On the one hand, the remedy for drug abuse that Tyler suggests—“Saying ‘I love you, but I want you to quit’ means a lot more than ‘I’m not gonna have anything to do with you if you don’t stop’”—is so obvious that it seems to hardly merit repeating. On the other hand, Tyler’s complaint—“Everybody in this world judges”—is a reminder that our response to young men like him is often the opposite of Jazzie’s. It’s easy for us to think of them as deadbeat dads, druggies, no-good losers. We give up on them, baffled by their gross irresponsibility. It seems—and not without reason!—that they have given up on productive membership in society, that they have lost all ambition.

What we often know yet often forget is Jazzie’s genius: she thought Tyler was a good guy, and that “all he needed was a little push.” His dignity had taken a hit—there was some deep suffering under the façade of tough, unbreakable Tyler. Jazzie realized that stern moralizing was no way to reach that Tyler, but neither was uncritical acceptance of his drug habit (which is why she delivered the ultimatum: her, or drugs). Whether or not she knew it, to reach broken and suffering Tyler, she would have to help him remember his dignity, to help him remember that his life meant something, to summon forth his best self. Where others might see an example of irresponsibility and deviance, she saw a man of suffering and a crisis of dignity—and she knew that he was better than meth. As Tyler put it, “I had forgotten who I was. I was lost, and what it took was Jazzie helping me to realize who I was.”

Why is this so important today? It matters immensely for how we consider what to do about the “coming apart” of America’s well-educated people—productive, married, and orderly—and the increasingly down-and-out working class—unemployed or underemployed, unmarried, and disorderly.

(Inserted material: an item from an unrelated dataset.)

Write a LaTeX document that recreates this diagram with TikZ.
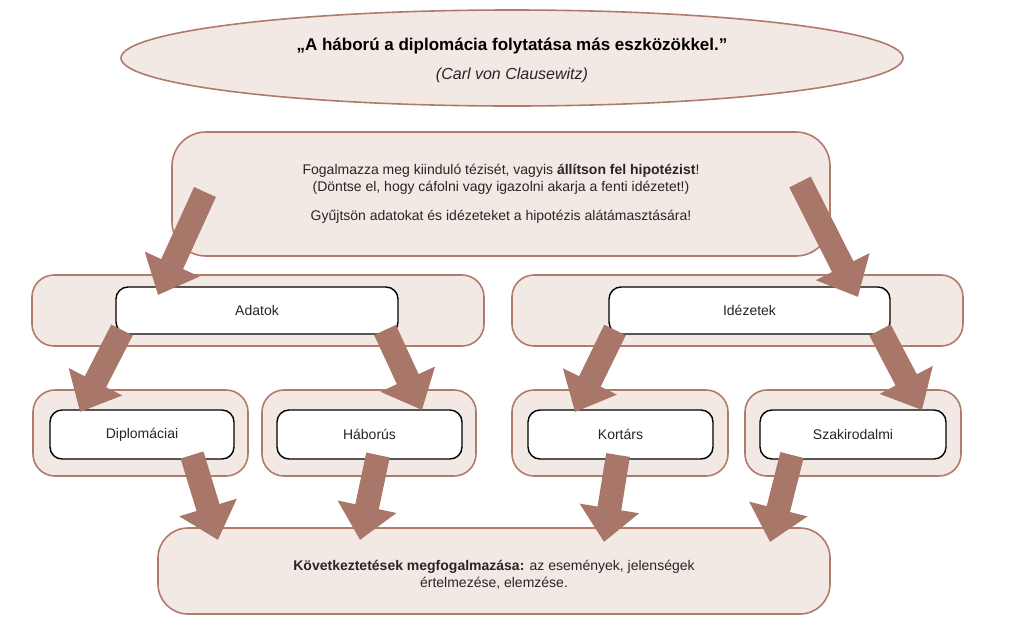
\documentclass[tikz,border=0pt]{standalone}
\usepackage{fontspec}
\setmainfont{Liberation Sans}
\usetikzlibrary{shapes.geometric,arrows.meta}
\definecolor{bfill}{HTML}{F3E9E4}
\definecolor{bline}{HTML}{B07B6B}
\definecolor{arr}{HTML}{A8776A}
\tikzset{
 outer/.style={draw=bline,fill=bfill,line width=1.6pt,rounded corners=22pt},
 inner/.style={draw=black,fill=white,line width=1.4pt,rounded corners=12pt},
 lbl/.style={font=\fontsize{14pt}{17pt}\selectfont,text=black!85},
 blk/.style={arr,line width=24pt,-{Triangle[width=58pt,length=34pt]}}
}
\begin{document}
\begin{tikzpicture}[x=1pt,y=-1pt]
\useasboundingbox (0,0) rectangle (1024,630);
\node[ellipse,draw=bline,fill=bfill,line width=1.6pt,minimum width=782pt,minimum height=96pt] (quote) at (512,58) {};
\node[font=\fontsize{17pt}{20pt}\selectfont\bfseries] (q1) at (512,46) {„A háború a diplomácia folytatása más eszközökkel.”};
\node[lbl,font=\fontsize{16pt}{19pt}\selectfont\itshape] (q2) at (512,75) {(Carl von Clausewitz)};
% top box
\draw[outer,rounded corners=34pt] (172,132) rectangle (830,256);
\node[lbl,align=center] (top) at (501,194) {Fogalmazza meg kiinduló tézisét, vagyis \textbf{állítson fel hipotézist}!\\(Döntse el, hogy cáfolni vagy igazolni akarja a fenti idézetet!)\\[12pt]Gyűjtsön adatokat és idézeteket a hipotézis alátámasztására!};
% level 2
\draw[outer] (32,275) rectangle (484,346);
\draw[outer] (512,275) rectangle (963,346);
\draw[inner] (116,287) rectangle node[lbl] (adat) {Adatok} (398,334);
\draw[inner] (609,287) rectangle node[lbl] (idez) {Idézetek} (890,334);
% level 3
\foreach \x/\w/\ix/\iw/\n/\t in {33/248/50/234/dip/Diplomáciai,262/476/277/462/hab/Háborús,512/728/528/713/kor/Kortárs,745/961/760/946/szak/Szakirodalmi}{
 \draw[outer] (\x,390) rectangle (\w,476);
 \draw[inner] (\ix,410) rectangle node[lbl] (\n) {\t} (\iw,459);
}
% bottom
\draw[outer,rounded corners=30pt] (158,528) rectangle (830,614);
\node[lbl,align=center] (bot) at (494,575) {\textbf{Következtetések megfogalmazása:} az események, jelenségek\\értelmezése, elemzése.};
% arrows
\coordinate (a1s) at (205,192); \coordinate (a1e) at (158,295);
\coordinate (a2s) at (800,182); \coordinate (a2e) at (858,297);
\coordinate (a3s) at (122,330); \coordinate (a3e) at (80,412);
\coordinate (a4s) at (385,330); \coordinate (a4e) at (422,410);
\coordinate (a5s) at (615,330); \coordinate (a5e) at (575,412);
\coordinate (a6s) at (880,330); \coordinate (a6e) at (922,410);
\coordinate (a7s) at (192,455); \coordinate (a7e) at (218,540);
\coordinate (a8s) at (378,455); \coordinate (a8e) at (360,540);
\coordinate (a9s) at (618,455); \coordinate (a9e) at (604,542);
\coordinate (a10s) at (792,455); \coordinate (a10e) at (770,542);
\foreach \i in {1,...,10}{\draw[blk] (a\i s) -- (a\i e);}
\end{tikzpicture}
\end{document}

Commenting on Tim Keller’s discussion of the biblical story that Keller re-frames as “the two lost sons,” David Brooks invites us to “Imagine if the older brother had gone out to greet the prodigal son instead of the father, giving him some patronizing lecture. Do we think the younger son would have reformed his life to become a productive member of the community? No. He would have gotten back up and found some bad-boy counterculture he could join to reassert his dignity.”

Brooks continues, “The father teaches that rebinding and reordering society requires an aggressive assertion: You are accepted; you are accepted.” Instead of greeting the younger brother with a stern lecture, the father throws a feast. Why? Because as Brooks notes, “A feast is nominally about food, but, in Jewish life, it is really about membership. It reasserts your embedded role in the community project.”

What young men like Tyler need is the unflagging insistence that they are accepted, and that they have something important to contribute to their families, workplaces, and communities. And when people like Tyler begin making an effort to turn their lives around, they need an invitation to share their story with others who are similarly suffering, and to help them. People who have suffered want to help others who are similarly suffering, and they are arguably in the best position to help.

A merciful response is by no means naïve about the capacity for human evil, but it insists that the good is ultimately more powerful than evil. Thus, a response of mercy recognizes that if we want to deploy the most powerful weapons against things like drug abuse and delinquent fathers and other thorny social problems, we must seek out the good in a person’s life—to look for the “space in which the good seed can grow,” as Pope Francis put it.

Mercy can also help us to see things as they really are, instead of how we think things are based on ideologies and stereotypes. Mercy can help us to see that the person addicted to meth may be, as Tyler said he was, “screaming for help.” That the person who says that marriage is just a piece of paper may not be a raving anti-marriage ideologue, but hurting from past relationships. As one divorced woman told my wife and me, “I tell people marriage is just a piece of paper and I’ll never do it again…. But that’s just me saying, ‘I’ll never get married because I don’t want to get hurt, I don’t want to be cheated on.’”

For thorny social problems, we do need just laws. But mostly we need friends, family members, and neighbors who practice the art of mercy.